# Key Post: Case study - investing while self building



## Brendan Burgess (21 Aug 2004)

Cape 23 asked

  my wife and myself are returning to Ireland after spending a number of years overseas.
I own a site in Galway which I am planning to build on.

At the moment We have around 125E in cash and are wondering what is best thing to do. Pour it all into the building of the house or split it on the house and an apartment which I would like to buy in Galway city. We would live in apartment for the time our house is being built and then rent out.

My Wife will be starting back at her job which will pay (hopefully) around 500E a week, I have to find a job...

To note: we also plan to start a family next year.

So with the time it takes to put up a house (self build I am hoping to do) 1 year I should think, BTW only have OO planning at moment.

What is the best option I should take? to grow funds long term..

Appreciate any advice on the matter 


Mr Blank replied:

 > We would live in apartment for the time our house is being built and then rent out.

One thing to note in this situation is that if you buy a property as an owner occupier and pay preferential owner occupier rates of stamp duty on the purchase (possibly 0%) and subsequently rent the property out (e.g. when you move to another principal private residence) within five years of purchase then a clawback of SD will apply:

www.oasis.gov.ie/housing/..._duty.html 

cape23

 Thanks, I knew that one...

any ideas on the investment side? 


Mr Blank:

 If you mean whether or not such an investment would be advisable then there is no easy answer. You need to do a cost benefit analysis using some realistic/conservative figures for everything involved (including tax issues) and then assess the viability of the plan in the context of you own personal circumstances and goals. Sorry if that sounds vague but there is no catch all answer in these cases. If in doubt get independent, professional advice.


----------



## Brendan Burgess (21 Aug 2004)

*Re: Case study - investing while self building*

Hi Cape

The attraction of investing in property is the tax relief you get on interest payments. If you choose to invest in property, then you should try to get a 100% interest only mortgage. 
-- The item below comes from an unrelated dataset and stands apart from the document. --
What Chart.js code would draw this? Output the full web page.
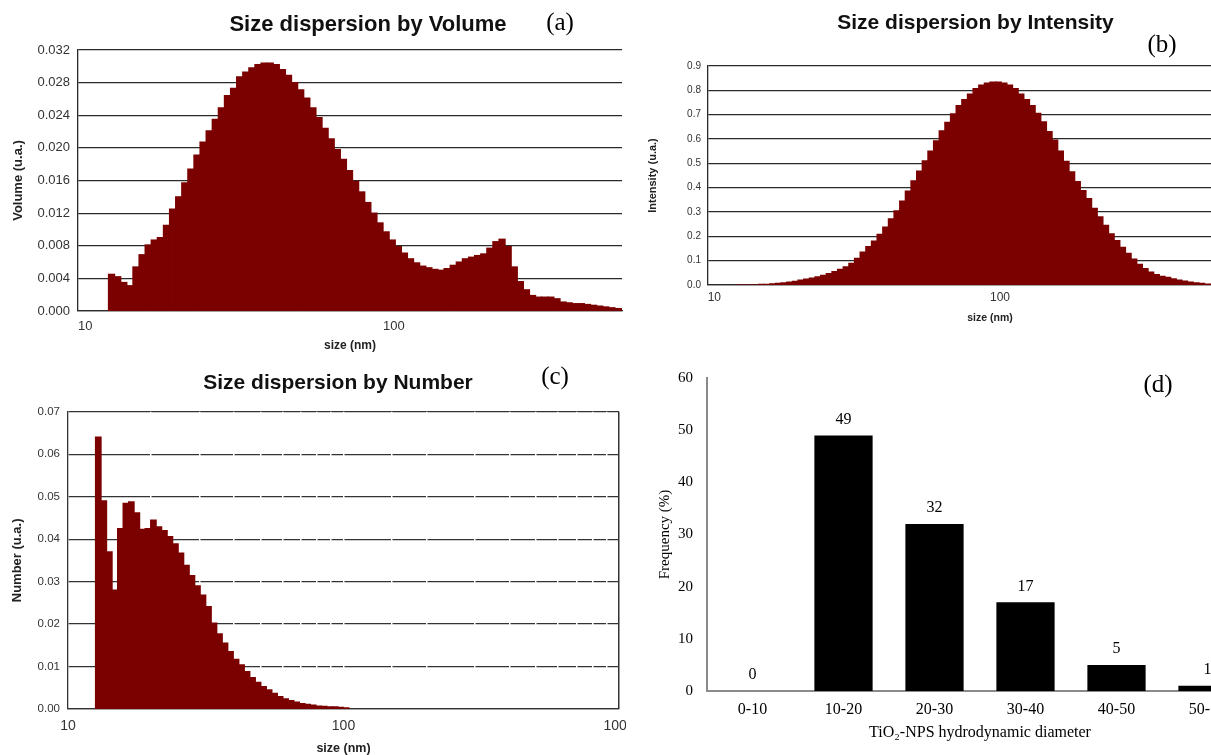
<!DOCTYPE html>
<html>
<head>
<meta charset="utf-8">
<script src="https://cdn.jsdelivr.net/npm/chart.js@4.4.1/dist/chart.umd.min.js"></script>
<style>
  html, body { margin: 0; padding: 0; background: #fff; overflow: hidden; width: 1211px; height: 755px; }
  canvas { position: absolute; }
</style>
</head>
<body>
<canvas id="volChart" width="630" height="355" style="left:0;top:0"></canvas>
<canvas id="intChart" width="650" height="335" style="left:630px;top:0"></canvas>
<canvas id="numChart" width="626" height="400" style="left:0;top:355px"></canvas>
<canvas id="freqChart" width="630" height="400" style="left:630px;top:355px"></canvas>
<script>
// clases de tamaño (centro de cada clase, nm), comunes a los tres graficos DLS
const sizeClasses = [12.88, 13.49, 14.13, 14.79, 15.49, 16.22, 16.98, 17.78, 18.62, 19.50,
  20.42, 21.38, 22.39, 23.44, 24.55, 25.70, 26.92, 28.18, 29.51, 30.90,
  32.36, 33.88, 35.48, 37.15, 38.90, 40.74, 42.66, 44.67, 46.77, 48.98,
  51.29, 53.70, 56.23, 58.88, 61.66, 64.57, 67.61, 70.79, 74.13, 77.62,
  81.28, 85.11, 89.13, 93.33, 97.72, 102.3, 107.2, 112.2, 117.5, 123.0,
  128.8, 134.9, 141.3, 147.9, 154.9, 162.2, 169.8, 177.8, 186.2, 195.0,
  204.2, 213.8, 223.9, 234.4, 245.5, 257.0, 269.2, 281.8, 295.1, 309.0,
  323.6, 338.8, 354.8, 371.5, 389.0, 407.4, 426.6, 446.7, 467.7, 489.8,
  512.9, 537.0, 562.3, 588.8, 616.6, 645.7];

// (a) volumen
const volume = [0.0045, 0.0042, 0.0035, 0.0031, 0.0054, 0.0069, 0.0081, 0.0087, 0.0090, 0.0105,
  0.0125, 0.0140, 0.0157, 0.0174, 0.0191, 0.0207, 0.0221, 0.0235, 0.0249, 0.0264,
  0.0273, 0.0287, 0.0293, 0.0298, 0.0302, 0.0304, 0.0304, 0.0302, 0.0296, 0.0289,
  0.0280, 0.0271, 0.0261, 0.0249, 0.0237, 0.0224, 0.0211, 0.0198, 0.0186, 0.0172,
  0.0159, 0.0146, 0.0133, 0.0120, 0.0108, 0.0097, 0.0087, 0.0079, 0.0071, 0.0064,
  0.0059, 0.0055, 0.0053, 0.0051, 0.0050, 0.0052, 0.0056, 0.0060, 0.0064, 0.0066,
  0.0068, 0.0070, 0.0077, 0.0085, 0.0088, 0.0079, 0.0054, 0.0036, 0.0026, 0.0019,
  0.0017, 0.0017, 0.0017, 0.0015, 0.0011, 0.0010, 0.0009, 0.0009, 0.0008, 0.0007,
  0.0006, 0.0005, 0.0004, 0.0003, 0.0003];

// (b) intensidad
const intensity = [0, 0, 0, 0, 0.002, 0.003, 0.005, 0.007, 0.009, 0.012,
  0.015, 0.020, 0.024, 0.028, 0.034, 0.040, 0.047, 0.055, 0.064, 0.075,
  0.089, 0.110, 0.135, 0.158, 0.180, 0.208, 0.238, 0.272, 0.305, 0.345,
  0.386, 0.428, 0.468, 0.510, 0.550, 0.592, 0.633, 0.668, 0.703, 0.737,
  0.762, 0.785, 0.807, 0.821, 0.830, 0.834, 0.834, 0.830, 0.821, 0.807,
  0.785, 0.762, 0.737, 0.705, 0.670, 0.630, 0.595, 0.550, 0.508, 0.465,
  0.425, 0.388, 0.355, 0.315, 0.280, 0.245, 0.210, 0.182, 0.155, 0.130,
  0.106, 0.085, 0.067, 0.053, 0.043, 0.036, 0.031, 0.025, 0.020, 0.016,
  0.012, 0.009, 0.007, 0.004, 0.003, 0.002];

// (c) numero
const number = [0.0640, 0.0490, 0.0370, 0.0280, 0.0425, 0.0484, 0.0488, 0.0462, 0.0423, 0.0425,
  0.0445, 0.0429, 0.0420, 0.0406, 0.0389, 0.0367, 0.0338, 0.0314, 0.0290, 0.0268,
  0.0241, 0.0202, 0.0177, 0.0155, 0.0135, 0.0117, 0.0104, 0.0088, 0.0074, 0.0063,
  0.0053, 0.0045, 0.0037, 0.0029, 0.0024, 0.0020, 0.0016, 0.0013, 0.0011, 0.0009,
  0.0007, 0.0006, 0.0005, 0.0005, 0.0004, 0.0003];

// (d) frecuencia por rango de diametro
const diameterBins = ['0-10', '10-20', '20-30', '30-40', '40-50', '50-60'];
const frequency = [0, 49, 32, 17, 5, 1];

const MAROON = '#7b0000';
const LINE = '#2a2a2a';
const SANS = "'Liberation Sans', Arial, sans-serif";
const SERIF = "'Liberation Serif', 'Times New Roman', 'DejaVu Serif', serif";

// textos libres (titulos y letras de panel)
const panelText = {
  id: 'panelText',
  afterDraw(chart, args, opts) {
    const ctx = chart.ctx;
    (opts.items || []).forEach(it => {
      ctx.save();
      ctx.font = it.font;
      ctx.fillStyle = it.color || '#111';
      ctx.textAlign = 'center';
      ctx.textBaseline = 'middle';
      ctx.fillText(it.text, it.x, it.y);
      ctx.restore();
    });
  }
};

// etiquetas de valor encima de cada barra
const barValues = {
  id: 'barValues',
  afterDatasetsDraw(chart, args, opts) {
    const ctx = chart.ctx;
    const meta = chart.getDatasetMeta(0);
    const data = chart.data.datasets[0].data;
    ctx.save();
    ctx.font = opts.font;
    ctx.fillStyle = '#000';
    ctx.textAlign = 'center';
    ctx.textBaseline = 'middle';
    meta.data.forEach((bar, i) => ctx.fillText(String(data[i]), bar.x, bar.y - opts.offset));
    ctx.restore();
  }
};

const isDecade = v => Math.abs(Math.log10(v) - Math.round(Math.log10(v))) < 1e-9;

const sizeChart = (canvasid, values, cfg) => new Chart(document.getElementById(canvasid), {
  type: 'bar',
  data: {
    labels: sizeClasses,
    datasets: [{
      data: values,
      backgroundColor: MAROON,
      borderWidth: 0,
      barThickness: 'flex',
      categoryPercentage: 1,
      barPercentage: 1,
      inflateAmount: 0.6,
      clip: 0
    }]
  },
  options: {
    responsive: false,
    animation: false,
    devicePixelRatio: 1,
    layout: { padding: cfg.padding },
    plugins: {
      legend: { display: false },
      tooltip: { enabled: false },
      panelText: { items: cfg.texts }
    },
    scales: { x: cfg.x, y: cfg.y }
  },
  plugins: [panelText]
});

// (a)
sizeChart('volChart', volume, {
  padding: { left: 0, top: 50, right: 8, bottom: 0 },
  texts: [
    { text: 'Size dispersion by Volume', x: 368, y: 25, font: `bold 22px ${SANS}` },
    { text: '(a)', x: 560, y: 23, font: `25px ${SERIF}`, color: '#000' }
  ],
  x: {
    type: 'logarithmic', min: 10, max: 607, offset: false,
    grid: { display: false, drawTicks: false },
    border: { color: LINE, width: 1.3 },
    ticks: { align: 'start', autoSkip: false, maxRotation: 0, padding: 8, color: '#333', font: { family: SANS, size: 13 }, callback: v => String(v) },
    afterBuildTicks: s => { s.ticks = [10, 100].map(v => ({ value: v })); },
    afterFit: s => { s.height = 44; s.paddingLeft = 0; s.paddingRight = 0; },
    title: { display: true, text: 'size (nm)', color: '#222', font: { family: SANS, size: 12, weight: 'bold' }, padding: { top: 0, bottom: 1.8 } }
  },
  y: {
    min: 0, max: 0.032,
    ticks: { stepSize: 0.004, padding: 8, color: '#333', font: { family: SANS, size: 13 }, callback: v => v.toFixed(3) },
    grid: { color: LINE, lineWidth: 1.2, drawTicks: false, z: -2 },
    border: { color: LINE, width: 1.3 },
    afterFit: s => { s.width = 78; },
    title: { display: true, text: 'Volume (u.a.)', color: '#222', font: { family: SANS, size: 13, weight: 'bold' }, padding: { top: 10.2, bottom: 0 } }
  }
});

// (b)
sizeChart('intChart', intensity, {
  padding: { left: 0, top: 66, right: 7.7, bottom: 0 },
  texts: [
    { text: 'Size dispersion by Intensity', x: 345.5, y: 23, font: `bold 21px ${SANS}` },
    { text: '(b)', x: 532, y: 45, font: `25px ${SERIF}`, color: '#000' }
  ],
  x: {
    type: 'logarithmic', min: 10, max: 1000, offset: false,
    grid: { display: false, drawTicks: false },
    border: { color: LINE, width: 1.3 },
    ticks: { align: 'start', autoSkip: false, maxRotation: 0, padding: 5.8, color: '#333', font: { family: SANS, size: 12 }, callback: v => String(v) },
    afterBuildTicks: s => { s.ticks = [10, 100].map(v => ({ value: v })); },
    afterFit: s => { s.height = 50; s.paddingLeft = 0; s.paddingRight = 0; },
    title: { display: true, text: 'size (nm)', color: '#222', font: { family: SANS, size: 10.5, weight: 'bold' }, padding: { top: 0, bottom: 10.7 } }
  },
  y: {
    min: 0, max: 0.9,
    ticks: { stepSize: 0.1, padding: 6.7, color: '#333', font: { family: SANS, size: 10 }, callback: v => v.toFixed(1) },
    grid: { color: LINE, lineWidth: 1.2, drawTicks: false, z: -2 },
    border: { color: LINE, width: 1.3 },
    afterFit: s => { s.width = 77.7; },
    title: { display: true, text: 'Intensity (u.a.)', color: '#222', font: { family: SANS, size: 11, weight: 'bold' }, padding: { top: 16.4, bottom: 0 } }
  }
});

// (c)
sizeChart('numChart', number, {
  padding: { left: 0, top: 56.7, right: 7, bottom: 0 },
  texts: [
    { text: 'Size dispersion by Number', x: 338, y: 28, font: `bold 21px ${SANS}` },
    { text: '(c)', x: 555, y: 22, font: `25px ${SERIF}`, color: '#000' }
  ],
  x: {
    type: 'logarithmic', min: 10, max: 1000, offset: false,
    grid: { offset: false, drawTicks: false, z: -1, lineWidth: 1.5, color: c => (c.tick && Math.abs(c.tick.value - 1000) < 1e-6) ? '#333' : '#ffffff' },
    border: { color: '#333', width: 1.3 },
    ticks: { autoSkip: false, maxRotation: 0, padding: 9, color: '#333', font: { family: SANS, size: 14 }, callback: v => isDecade(v) ? String(v) : '' },
    afterFit: s => { s.height = 46; s.paddingLeft = 0; s.paddingRight = 0; },
    title: { display: true, text: 'size (nm)', color: '#222', font: { family: SANS, size: 12.5, weight: 'bold', lineHeight: 1 }, padding: { top: 0, bottom: 0 } }
  },
  y: {
    min: 0, max: 0.07,
    ticks: { stepSize: 0.01, padding: 8, color: '#333', font: { family: SANS, size: 11.5 }, callback: v => v.toFixed(2) },
    grid: { color: '#333', lineWidth: 1.2, drawTicks: false, z: -2 },
    border: { color: '#333', width: 1.3 },
    afterFit: s => { s.width = 68; },
    title: { display: true, text: 'Number (u.a.)', color: '#222', font: { family: SANS, size: 13, weight: 'bold' }, padding: { top: 9.2, bottom: 0 } }
  }
});

// (d)
new Chart(document.getElementById('freqChart'), {
  type: 'bar',
  data: {
    labels: diameterBins,
    datasets: [{ data: frequency, backgroundColor: '#000', borderWidth: 0, barPercentage: 0.64, categoryPercentage: 1 }]
  },
  options: {
    responsive: false,
    animation: false,
    devicePixelRatio: 1,
    layout: { padding: { left: 0, top: 21.7, right: 7, bottom: 0 } },
    plugins: {
      legend: { display: false },
      tooltip: { enabled: false },
      barValues: { font: `16px ${SERIF}`, offset: 16 },
      panelText: { items: [{ text: '(d)', x: 528, y: 30, font: `25px ${SERIF}`, color: '#000' }] }
    },
    scales: {
      x: {
        grid: { display: false, drawTicks: false },
        border: { color: '#8a8a8a', width: 2 },
        ticks: { padding: 9.4, color: '#000', font: { family: SERIF, size: 16 } },
        afterFit: s => { s.height = 64; s.paddingLeft = 0; s.paddingRight = 0; },
        title: { display: true, text: 'TiO₂-NPS hydrodynamic diameter', color: '#000', font: { family: SERIF, size: 16 }, padding: { top: 0, bottom: 12.4 } }
      },
      y: {
        min: 0, max: 60,
        ticks: { stepSize: 10, padding: 14, color: '#000', font: { family: SERIF, size: 15 } },
        grid: { display: false, drawTicks: false },
        border: { color: '#8a8a8a', width: 2 },
        afterFit: s => { s.width = 77; },
        title: { display: true, text: 'Frequency (%)', color: '#000', font: { family: SERIF, size: 15 }, padding: { top: 26, bottom: 0 } }
      }
    }
  },
  plugins: [barValues, panelText]
});
</script>
</body>
</html>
It would be very bad planning to end up with an investment property with no mortgage, while you have a mortgage on your home, as the tax relief on the home mortgage is worth very little. 

If you choose to invest in an apartment, then you should borrow as much as possible. You will need 8% of the cost as a deposit, so that will still leave you with a big chunk of your lump sum to invest while you are building.

The default option is to put it in Northern Rock deposit at 2.6% gross. 

The alternative to consider is to invest it in an equity fund. You have to balance the benefit of it rising over the year against the risk of it falling. 

Let's deal with the falling first. There is probably a 40% chance of it falling in value. Let's say it falls in value by 30%. You won't like this, but can you handle it? I reckon it just means that you will have to get a larger mortgage. An extra 30k or 40k mortgage isn't that much these days. If the equity fund falls by 30%, it won't stop you building the house.

There is around a 60% chance that it will rise over the coming year. So the probability of a rise and the potential size of the rise are higher than the falls. So, I think the tradeoff between risk and reward is worthwhile.

It's not an all or nothing decision. If you are uncomfortable, you could put half your lump sum in the fund. 

If you choose this option, you should go for a fund with no initial costs - either Quinn Life or a fund through a discount broker. 

Now let's revisit the idea of investing in an apartment. The advantage to you is that you will have your own place to live for the year while you are self building. How sure are you to get employment at the right salary level? The possible downsides are quite serious. It might take you longer to get the job you want and the salary might be lower than your expectations. This might happen at a time when you have a mortgage which you are having difficulty making the repayments on. This might panic you into taking a job which you would otherwise pass up in favour of waiting. 


My gut feel is - rent an apartment for the year. Put your cash in an equity fund. Build your dream home. Get a job. And when all that is sorted, review the decision to invest in an apartment. You will have a valuable home which you will be able to remortgage to buy the investment property.

Brendan


----------



## cape23 (23 Aug 2004)

*Re: Case study - investing while self building*

Thanks Brendan,

You have given me some good advice, Knowing Galway, I probably won't get the job of my choice or the salary...

I think you may be right about renting for a year to see where we stand. I think maybe if people are coming home from being overseas for a while they need to test the waters for awhile to get the feel of whats happening in the country again.

I appreciate the advice

Cape..\


----------



## cape23 (23 Aug 2004)

*Re: Case study - investing while self building*

Hi Brendan,

 > The attraction of investing in property is the tax relief you
    get on interest payments. If you choose to invest in
    property, then you should try to get a 100% interest only
    mortgage. 

    What exactly is this type of Mortgage?

    Also which do you think might be better, put my lump sum
    in a savings scheme such as Northern rock & get a
    mortgage on the house I'm building 
    or 
    just pay as I go (ie:  get no mortgage, or a very small one)

    I think from your post you might be advocating this one.?

   Thanks  Cape.


----------



## db2admin (23 Aug 2004)

*Re: Case study - investing while self building*

Hi Brendan

I am just wondering where the 60/40 percent chance of win/lose on equity funds comes from. Is this a generally known rule? I am not qualified in investments or finance so I don't know if it is. 

I have a background in maths/statistics and have never come across this percentage split when dealing with market probabilities, even as a general rule of thumb. I realise that you say 'probably' and 'around', but why 60/40? 

db2admin


----------